After attacking Paul on the front lawn, though not killing him, he breaks into the house and corners Lisa on the staircase. But his uncle, Colonel Sir Thomas Forsythe (Lawrence Grant) of Scotland Yard arrives with policemen and shoots him. Dying at the bottom of the stairs, he thanks Colonel Forsythe for ending his life, says goodbye to Lisa, and dies, turning human again.
The film was directed by Stuart Walker and was the first feature-length mainstream film with a werewolf. The first such film was an 18-minute short made in 1913 and now lost. Much of the werewolf lore common in movies now was invented for this film: Being bitten makes you a werewolf, changing under a full moon, and the half man/half wolf hybrid. In folklore before that, witches could change into wolves at any time. The score was by Karl Hajos, who used several classical pieces. Warner Oland is, of course, Charlie Chan. A young Spring Byington appeared in the movie. The film was an inspiration for An American Werewolf in London.
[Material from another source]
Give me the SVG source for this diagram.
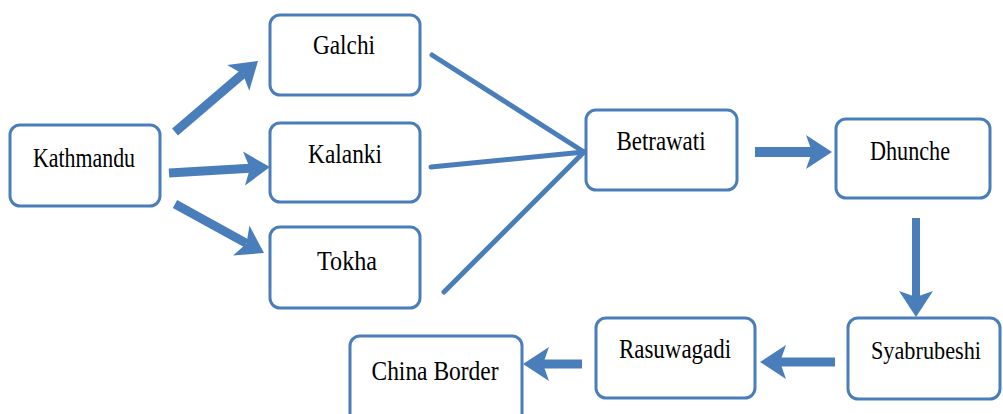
<svg xmlns="http://www.w3.org/2000/svg" width="1003" height="414" viewBox="0 0 1003 414">
<style>
.box{fill:#fff;stroke:#4a7ebb;stroke-width:3}
.lbl{font-family:"Liberation Serif","Times New Roman",serif;font-size:28px;fill:#000;text-anchor:middle}
.arr{stroke:#4a7ebb;fill:none;stroke-width:9;marker-end:url(#ah)}
.ln{stroke:#4a7ebb;fill:none;stroke-width:5;stroke-linecap:round}
</style>
<defs>
<marker id="ah" markerUnits="userSpaceOnUse" orient="auto" overflow="visible" refX="0" refY="0" markerWidth="30" markerHeight="36">
<path d="M-6,-17 L20,0 L-6,17 L0,0 Z" fill="#4a7ebb"/>
</marker>
</defs>
<rect width="1003" height="414" fill="#fff"/>
<g id="connectors">
<line class="arr" x1="175" y1="132" x2="242.8" y2="74"/>
<line class="arr" x1="169" y1="173" x2="250" y2="168.2"/>
<line class="arr" x1="175" y1="204" x2="246.5" y2="243.4"/>
<line class="ln" x1="432" y1="55" x2="584" y2="152"/>
<line class="ln" x1="431" y1="167" x2="584" y2="152"/>
<line class="ln" x1="444" y1="292" x2="584" y2="152"/>
<line class="arr" style="stroke-width:10" x1="755" y1="152" x2="812" y2="152"/>
<line class="arr" style="stroke-width:8" x1="916" y1="218" x2="916" y2="297"/>
<line class="arr" x1="835" y1="362" x2="780" y2="362"/>
<line class="arr" x1="582" y1="364" x2="543" y2="364"/>
</g>
<g id="kathmandu"><rect class="box" x="10" y="125" width="150" height="81" rx="10"/><text class="lbl" x="84" y="167" textLength="102" lengthAdjust="spacingAndGlyphs">Kathmandu</text></g>
<g id="galchi"><rect class="box" x="270" y="15" width="150" height="80" rx="10"/><text class="lbl" x="344" y="54" textLength="62" lengthAdjust="spacingAndGlyphs">Galchi</text></g>
<g id="kalanki"><rect class="box" x="270" y="123" width="150" height="79" rx="10"/><text class="lbl" x="345" y="163" textLength="74" lengthAdjust="spacingAndGlyphs">Kalanki</text></g>
<g id="tokha"><rect class="box" x="270" y="227" width="150" height="81" rx="10"/><text class="lbl" x="347" y="270" textLength="60" lengthAdjust="spacingAndGlyphs">Tokha</text></g>
<g id="betrawati"><rect class="box" x="586" y="110" width="151" height="80" rx="10"/><text class="lbl" x="661" y="150" textLength="89" lengthAdjust="spacingAndGlyphs">Betrawati</text></g>
<g id="dhunche"><rect class="box" x="836" y="119" width="154" height="79" rx="10"/><text class="lbl" x="910" y="160" textLength="80" lengthAdjust="spacingAndGlyphs">Dhunche</text></g>
<g id="syabrubeshi"><rect class="box" x="848" y="318" width="152" height="81" rx="10"/><text class="lbl" style="font-size:25px" x="926" y="359" textLength="110" lengthAdjust="spacingAndGlyphs">Syabrubeshi</text></g>
<g id="rasuwagadi"><rect class="box" x="596" y="318" width="159" height="80" rx="10"/><text class="lbl" x="675" y="358" textLength="112" lengthAdjust="spacingAndGlyphs">Rasuwagadi</text></g>
<g id="china-border"><rect class="box" x="350" y="336" width="172" height="90" rx="10"/><text class="lbl" x="435" y="380" textLength="127" lengthAdjust="spacingAndGlyphs">China Border</text></g>
</svg>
Bela Lugosi and Boris Karloff were not available, as desired, for the main characters. Universal Studios stalwart Jack Pierce did the makeup, but his first design was replaced by something more minimalist. The actor felt that the extremely wolflike visage would prevent the other characters from recognizing Glendon, which they must, according to the script. Producer Carl Laemmle agreed, but Pierce was able to use his design later for The Wolf Man. The howl was a blend of the actor’s voice and an actual wolf, but for some reason that was never used again in a werewolf film. The opening scene in Tibet was filmed at Vasquez Rocks, where James Kirk battled the Gorn on Star Trek.